Video Transcript
Is this the graph of a linear or a nonlinear function?
In order to identify whether this is the graph of a linear or a nonlinear function, let’s begin by reminding ourselves what we mean when we describe an equation as a function. A function is a rule that relates an element in one set to exactly one element of a second set. We talk about functions as being one to one, in other words, one element in the first set maps to exactly one in the second, or many to one. That is, several elements in the first set could map to exactly one in the second. A one-to-many relationship is not a function. For this reason, a vertical line cannot represent a function. This would be an example of a one-to-many relationship. We substitute one value in, and we get a whole bunch out.
So with that in mind, let’s remind ourselves what we mean by linear and nonlinear functions. A linear function is a function whose graph is a straight line. Therefore, a nonlinear function has a graph which is not a straight line. An example of this is something like 𝑦 equals 𝑥 cubed or 𝑦 equals 𝑒 to the power of 𝑥. And if we inspect our graph, we can see it is a nonvertical straight line. It must then be the graph of a linear function. In fact, we’re able to deduce the equation of this linear function. We might know this by heart, but let’s identify a few key points that lie on this line.
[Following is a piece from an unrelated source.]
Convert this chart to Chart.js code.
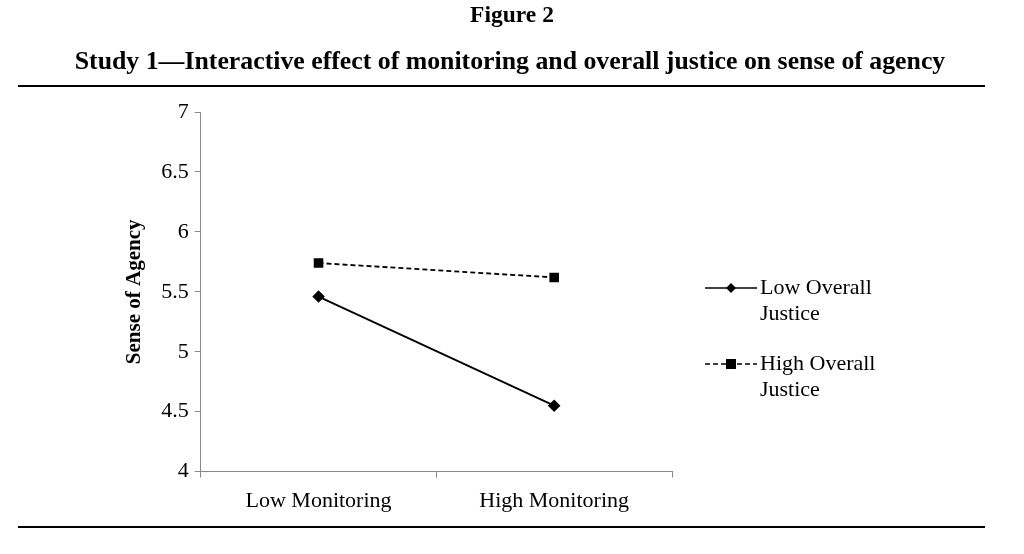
<!DOCTYPE html>
<html>
<head>
<meta charset="utf-8">
<script src="https://cdn.jsdelivr.net/npm/chart.js@4/dist/chart.umd.min.js"></script>
<style>
  body { margin: 0; background: #fff; }
  #box { position: relative; width: 1024px; height: 554px; }
</style>
</head>
<body>
<div id="box"><canvas id="myChart"></canvas></div>
<script>
// categorie e valori
const categories = ["Low Monitoring", "High Monitoring"];
const lowJustice = [5.46, 4.55];
const highJustice = [5.74, 5.62];
const seriesNames = [["Low Overall", "Justice"], ["High Overall", "Justice"]];
const titleLines = ["Figure 2", "Study 1\u2014Interactive effect of monitoring and overall justice on sense of agency"];

const serif = "'Liberation Serif', 'Times New Roman', serif";

// titolo, righe orizzontali e legenda disegnati a mano
const decorations = {
  id: "decorations",
  afterDraw(chart) {
    const ctx = chart.ctx;
    const area = chart.chartArea;
    ctx.save();
    ctx.fillStyle = "#000";
    ctx.textAlign = "center";
    ctx.textBaseline = "middle";
    ctx.font = "bold 23.5px " + serif;
    ctx.fillText(titleLines[0], 512, 16);
    ctx.font = "bold 25.8px " + serif;
    ctx.fillText(titleLines[1], 510, 62);

    ctx.strokeStyle = "#000";
    ctx.lineWidth = 2;
    ctx.beginPath();
    ctx.moveTo(18, 86); ctx.lineTo(985, 86);
    ctx.moveTo(18, 527); ctx.lineTo(985, 527);
    ctx.stroke();

    // legenda
    const x0 = area.right + 33;
    const rows = [288, 364];
    chart.data.datasets.forEach((ds, i) => {
      const y = rows[i];
      ctx.strokeStyle = "#000";
      ctx.lineWidth = 1.5;
      ctx.setLineDash(ds.borderDash || []);
      ctx.beginPath();
      ctx.moveTo(x0, y); ctx.lineTo(x0 + 52, y);
      ctx.stroke();
      ctx.setLineDash([]);
      ctx.fillStyle = "#000";
      const cx = x0 + 26;
      if (ds.pointStyle === "rectRot") {
        ctx.beginPath();
        ctx.moveTo(cx, y - 5); ctx.lineTo(cx + 5, y); ctx.lineTo(cx, y + 5); ctx.lineTo(cx - 5, y);
        ctx.closePath(); ctx.fill();
      } else {
        ctx.fillRect(cx - 5, y - 5, 10, 10);
      }
      ctx.textAlign = "left";
      ctx.font = "22px " + serif;
      ctx.fillText(seriesNames[i][0], x0 + 55, y);
      ctx.fillText(seriesNames[i][1], x0 + 55, y + 26);
    });
    ctx.restore();
  }
};

new Chart(document.getElementById("myChart"), {
  type: "line",
  data: {
    labels: categories,
    datasets: [
      {
        label: "Low Overall Justice",
        data: lowJustice,
        borderColor: "#000",
        backgroundColor: "#000",
        borderWidth: 1.8,
        pointStyle: "rectRot",
        pointRadius: 5,
        pointHoverRadius: 5,
        tension: 0
      },
      {
        label: "High Overall Justice",
        data: highJustice,
        borderColor: "#000",
        backgroundColor: "#000",
        borderWidth: 1.8,
        borderDash: [5, 3],
        pointStyle: "rect",
        pointRadius: 5.5,
        pointHoverRadius: 5.5,
        tension: 0
      }
    ]
  },
  options: {
    responsive: true,
    maintainAspectRatio: false,
    animation: false,
    layout: { padding: { top: 112, right: 352, bottom: 30, left: 114 } },
    plugins: {
      legend: { display: false },
      tooltip: { enabled: false }
    },
    scales: {
      x: {
        offset: true,
        grid: { offset: true, drawOnChartArea: false, drawTicks: true, tickLength: 6, color: "#888" },
        border: { color: "#888", width: 1 },
        ticks: { color: "#000", font: { family: serif, size: 22 }, padding: 10 }
      },
      y: {
        min: 4,
        max: 7,
        ticks: {
          stepSize: 0.5,
          color: "#000",
          font: { family: serif, size: 22 },
          padding: 6,
          callback: (v) => String(v)
        },
        grid: { drawOnChartArea: false, drawTicks: true, tickLength: 6, color: "#888" },
        border: { color: "#888", width: 1 },
        title: {
          display: true,
          text: "Sense of Agency",
          color: "#000",
          font: { family: serif, size: 21, weight: "bold" },
          padding: 8
        }
      }
    }
  },
  plugins: [decorations]
});
</script>
</body>
</html>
We have the point with coordinates four, three; another point with coordinates negative two, three; and another with coordinates negative four, three. In fact, every single point that lies on this horizontal line has a 𝑦-coordinate of three. And so we can say that its equation is 𝑦 equals three. Or if we wish to choose function notation, we can write 𝑓 of 𝑥 equals three. This is the graph of a linear function.